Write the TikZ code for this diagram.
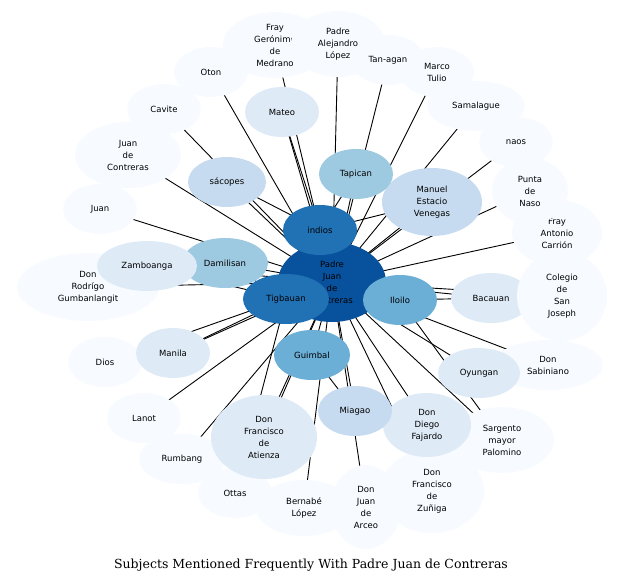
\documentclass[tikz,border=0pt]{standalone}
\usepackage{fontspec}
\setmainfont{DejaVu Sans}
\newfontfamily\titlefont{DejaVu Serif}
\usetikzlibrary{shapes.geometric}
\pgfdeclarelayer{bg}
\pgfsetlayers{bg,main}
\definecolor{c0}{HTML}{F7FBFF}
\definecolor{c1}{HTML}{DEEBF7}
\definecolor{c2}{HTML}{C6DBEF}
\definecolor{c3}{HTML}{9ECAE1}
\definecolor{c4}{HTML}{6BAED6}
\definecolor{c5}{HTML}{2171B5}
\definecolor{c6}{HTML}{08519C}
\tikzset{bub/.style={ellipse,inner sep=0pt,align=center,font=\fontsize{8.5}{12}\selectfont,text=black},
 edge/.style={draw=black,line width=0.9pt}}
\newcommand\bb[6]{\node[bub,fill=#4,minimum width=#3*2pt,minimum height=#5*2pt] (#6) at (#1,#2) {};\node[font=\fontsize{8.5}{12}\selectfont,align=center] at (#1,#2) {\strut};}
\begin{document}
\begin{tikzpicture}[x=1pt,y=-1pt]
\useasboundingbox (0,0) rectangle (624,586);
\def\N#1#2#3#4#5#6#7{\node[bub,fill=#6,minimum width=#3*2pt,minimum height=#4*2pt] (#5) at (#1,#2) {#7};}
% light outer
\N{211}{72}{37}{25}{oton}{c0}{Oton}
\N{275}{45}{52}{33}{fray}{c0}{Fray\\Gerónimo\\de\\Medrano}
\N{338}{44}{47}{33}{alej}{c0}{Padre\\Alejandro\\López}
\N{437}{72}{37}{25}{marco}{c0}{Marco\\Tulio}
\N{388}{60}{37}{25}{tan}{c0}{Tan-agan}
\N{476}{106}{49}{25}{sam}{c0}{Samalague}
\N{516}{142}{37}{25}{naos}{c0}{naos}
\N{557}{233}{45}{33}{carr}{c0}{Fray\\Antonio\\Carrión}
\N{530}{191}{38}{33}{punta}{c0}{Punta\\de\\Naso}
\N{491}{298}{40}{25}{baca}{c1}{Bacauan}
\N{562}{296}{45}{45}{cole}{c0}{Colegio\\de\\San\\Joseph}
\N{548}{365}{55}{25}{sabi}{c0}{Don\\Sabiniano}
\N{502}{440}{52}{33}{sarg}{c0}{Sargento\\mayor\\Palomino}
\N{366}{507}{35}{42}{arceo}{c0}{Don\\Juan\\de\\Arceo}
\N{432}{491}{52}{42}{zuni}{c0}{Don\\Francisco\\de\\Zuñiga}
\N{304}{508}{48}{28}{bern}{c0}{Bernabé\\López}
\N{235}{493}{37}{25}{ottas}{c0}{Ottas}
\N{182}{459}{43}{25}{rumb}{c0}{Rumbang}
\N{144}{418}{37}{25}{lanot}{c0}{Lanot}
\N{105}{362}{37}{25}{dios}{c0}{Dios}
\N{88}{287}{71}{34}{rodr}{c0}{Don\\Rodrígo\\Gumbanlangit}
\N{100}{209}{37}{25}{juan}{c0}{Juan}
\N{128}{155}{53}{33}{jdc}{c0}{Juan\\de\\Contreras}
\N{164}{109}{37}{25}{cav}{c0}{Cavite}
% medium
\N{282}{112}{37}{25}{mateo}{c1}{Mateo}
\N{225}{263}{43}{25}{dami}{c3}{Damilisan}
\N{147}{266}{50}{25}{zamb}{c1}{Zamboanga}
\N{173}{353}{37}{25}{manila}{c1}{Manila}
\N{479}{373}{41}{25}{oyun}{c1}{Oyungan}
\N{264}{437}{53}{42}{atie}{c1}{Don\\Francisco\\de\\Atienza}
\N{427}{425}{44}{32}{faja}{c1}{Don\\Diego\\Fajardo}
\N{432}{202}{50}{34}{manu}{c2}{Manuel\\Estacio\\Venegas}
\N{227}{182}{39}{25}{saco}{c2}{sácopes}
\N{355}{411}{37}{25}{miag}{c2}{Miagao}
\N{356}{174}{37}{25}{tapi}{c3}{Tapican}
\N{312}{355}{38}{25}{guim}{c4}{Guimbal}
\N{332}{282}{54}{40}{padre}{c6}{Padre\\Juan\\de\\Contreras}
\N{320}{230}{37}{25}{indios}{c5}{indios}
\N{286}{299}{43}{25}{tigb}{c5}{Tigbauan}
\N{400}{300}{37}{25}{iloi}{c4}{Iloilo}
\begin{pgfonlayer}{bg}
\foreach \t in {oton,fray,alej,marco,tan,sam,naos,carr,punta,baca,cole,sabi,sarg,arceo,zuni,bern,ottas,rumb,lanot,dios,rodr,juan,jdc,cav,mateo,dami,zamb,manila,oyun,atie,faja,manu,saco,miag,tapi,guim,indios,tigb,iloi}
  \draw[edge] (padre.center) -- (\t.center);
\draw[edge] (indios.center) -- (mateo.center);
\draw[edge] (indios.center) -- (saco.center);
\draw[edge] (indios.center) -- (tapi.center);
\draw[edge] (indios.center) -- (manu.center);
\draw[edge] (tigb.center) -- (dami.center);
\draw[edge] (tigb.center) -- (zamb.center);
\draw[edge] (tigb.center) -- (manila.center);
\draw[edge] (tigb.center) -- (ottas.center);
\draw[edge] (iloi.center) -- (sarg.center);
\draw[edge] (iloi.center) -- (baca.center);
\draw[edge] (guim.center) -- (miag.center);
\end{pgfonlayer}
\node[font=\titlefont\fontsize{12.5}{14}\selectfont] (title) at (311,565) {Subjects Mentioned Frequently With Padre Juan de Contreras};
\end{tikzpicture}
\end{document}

○ ○ ○ ○

- The request -
Write the listing out a second time exactly, dropping all images.

- Expected output -
Write the TikZ code for this diagram.
\documentclass[tikz,border=0pt]{standalone}
\usepackage{fontspec}
\setmainfont{DejaVu Sans}
\newfontfamily\titlefont{DejaVu Serif}
\usetikzlibrary{shapes.geometric}
\pgfdeclarelayer{bg}
\pgfsetlayers{bg,main}
\definecolor{c0}{HTML}{F7FBFF}
\definecolor{c1}{HTML}{DEEBF7}
\definecolor{c2}{HTML}{C6DBEF}
\definecolor{c3}{HTML}{9ECAE1}
\definecolor{c4}{HTML}{6BAED6}
\definecolor{c5}{HTML}{2171B5}
\definecolor{c6}{HTML}{08519C}
\tikzset{bub/.style={ellipse,inner sep=0pt,align=center,font=\fontsize{8.5}{12}\selectfont,text=black},
 edge/.style={draw=black,line width=0.9pt}}
\newcommand\bb[6]{\node[bub,fill=#4,minimum width=#3*2pt,minimum height=#5*2pt] (#6) at (#1,#2) {};\node[font=\fontsize{8.5}{12}\selectfont,align=center] at (#1,#2) {\strut};}
\begin{document}
\begin{tikzpicture}[x=1pt,y=-1pt]
\useasboundingbox (0,0) rectangle (624,586);
\def\N#1#2#3#4#5#6#7{\node[bub,fill=#6,minimum width=#3*2pt,minimum height=#4*2pt] (#5) at (#1,#2) {#7};}
% light outer
\N{211}{72}{37}{25}{oton}{c0}{Oton}
\N{275}{45}{52}{33}{fray}{c0}{Fray\\Gerónimo\\de\\Medrano}
\N{338}{44}{47}{33}{alej}{c0}{Padre\\Alejandro\\López}
\N{437}{72}{37}{25}{marco}{c0}{Marco\\Tulio}
\N{388}{60}{37}{25}{tan}{c0}{Tan-agan}
\N{476}{106}{49}{25}{sam}{c0}{Samalague}
\N{516}{142}{37}{25}{naos}{c0}{naos}
\N{557}{233}{45}{33}{carr}{c0}{Fray\\Antonio\\Carrión}
\N{530}{191}{38}{33}{punta}{c0}{Punta\\de\\Naso}
\N{491}{298}{40}{25}{baca}{c1}{Bacauan}
\N{562}{296}{45}{45}{cole}{c0}{Colegio\\de\\San\\Joseph}
\N{548}{365}{55}{25}{sabi}{c0}{Don\\Sabiniano}
\N{502}{440}{52}{33}{sarg}{c0}{Sargento\\mayor\\Palomino}
\N{366}{507}{35}{42}{arceo}{c0}{Don\\Juan\\de\\Arceo}
\N{432}{491}{52}{42}{zuni}{c0}{Don\\Francisco\\de\\Zuñiga}
\N{304}{508}{48}{28}{bern}{c0}{Bernabé\\López}
\N{235}{493}{37}{25}{ottas}{c0}{Ottas}
\N{182}{459}{43}{25}{rumb}{c0}{Rumbang}
\N{144}{418}{37}{25}{lanot}{c0}{Lanot}
\N{105}{362}{37}{25}{dios}{c0}{Dios}
\N{88}{287}{71}{34}{rodr}{c0}{Don\\Rodrígo\\Gumbanlangit}
\N{100}{209}{37}{25}{juan}{c0}{Juan}
\N{128}{155}{53}{33}{jdc}{c0}{Juan\\de\\Contreras}
\N{164}{109}{37}{25}{cav}{c0}{Cavite}
% medium
\N{282}{112}{37}{25}{mateo}{c1}{Mateo}
\N{225}{263}{43}{25}{dami}{c3}{Damilisan}
\N{147}{266}{50}{25}{zamb}{c1}{Zamboanga}
\N{173}{353}{37}{25}{manila}{c1}{Manila}
\N{479}{373}{41}{25}{oyun}{c1}{Oyungan}
\N{264}{437}{53}{42}{atie}{c1}{Don\\Francisco\\de\\Atienza}
\N{427}{425}{44}{32}{faja}{c1}{Don\\Diego\\Fajardo}
\N{432}{202}{50}{34}{manu}{c2}{Manuel\\Estacio\\Venegas}
\N{227}{182}{39}{25}{saco}{c2}{sácopes}
\N{355}{411}{37}{25}{miag}{c2}{Miagao}
\N{356}{174}{37}{25}{tapi}{c3}{Tapican}
\N{312}{355}{38}{25}{guim}{c4}{Guimbal}
\N{332}{282}{54}{40}{padre}{c6}{Padre\\Juan\\de\\Contreras}
\N{320}{230}{37}{25}{indios}{c5}{indios}
\N{286}{299}{43}{25}{tigb}{c5}{Tigbauan}
\N{400}{300}{37}{25}{iloi}{c4}{Iloilo}
\begin{pgfonlayer}{bg}
\foreach \t in {oton,fray,alej,marco,tan,sam,naos,carr,punta,baca,cole,sabi,sarg,arceo,zuni,bern,ottas,rumb,lanot,dios,rodr,juan,jdc,cav,mateo,dami,zamb,manila,oyun,atie,faja,manu,saco,miag,tapi,guim,indios,tigb,iloi}
  \draw[edge] (padre.center) -- (\t.center);
\draw[edge] (indios.center) -- (mateo.center);
\draw[edge] (indios.center) -- (saco.center);
\draw[edge] (indios.center) -- (tapi.center);
\draw[edge] (indios.center) -- (manu.center);
\draw[edge] (tigb.center) -- (dami.center);
\draw[edge] (tigb.center) -- (zamb.center);
\draw[edge] (tigb.center) -- (manila.center);
\draw[edge] (tigb.center) -- (ottas.center);
\draw[edge] (iloi.center) -- (sarg.center);
\draw[edge] (iloi.center) -- (baca.center);
\draw[edge] (guim.center) -- (miag.center);
\end{pgfonlayer}
\node[font=\titlefont\fontsize{12.5}{14}\selectfont] (title) at (311,565) {Subjects Mentioned Frequently With Padre Juan de Contreras};
\end{tikzpicture}
\end{document}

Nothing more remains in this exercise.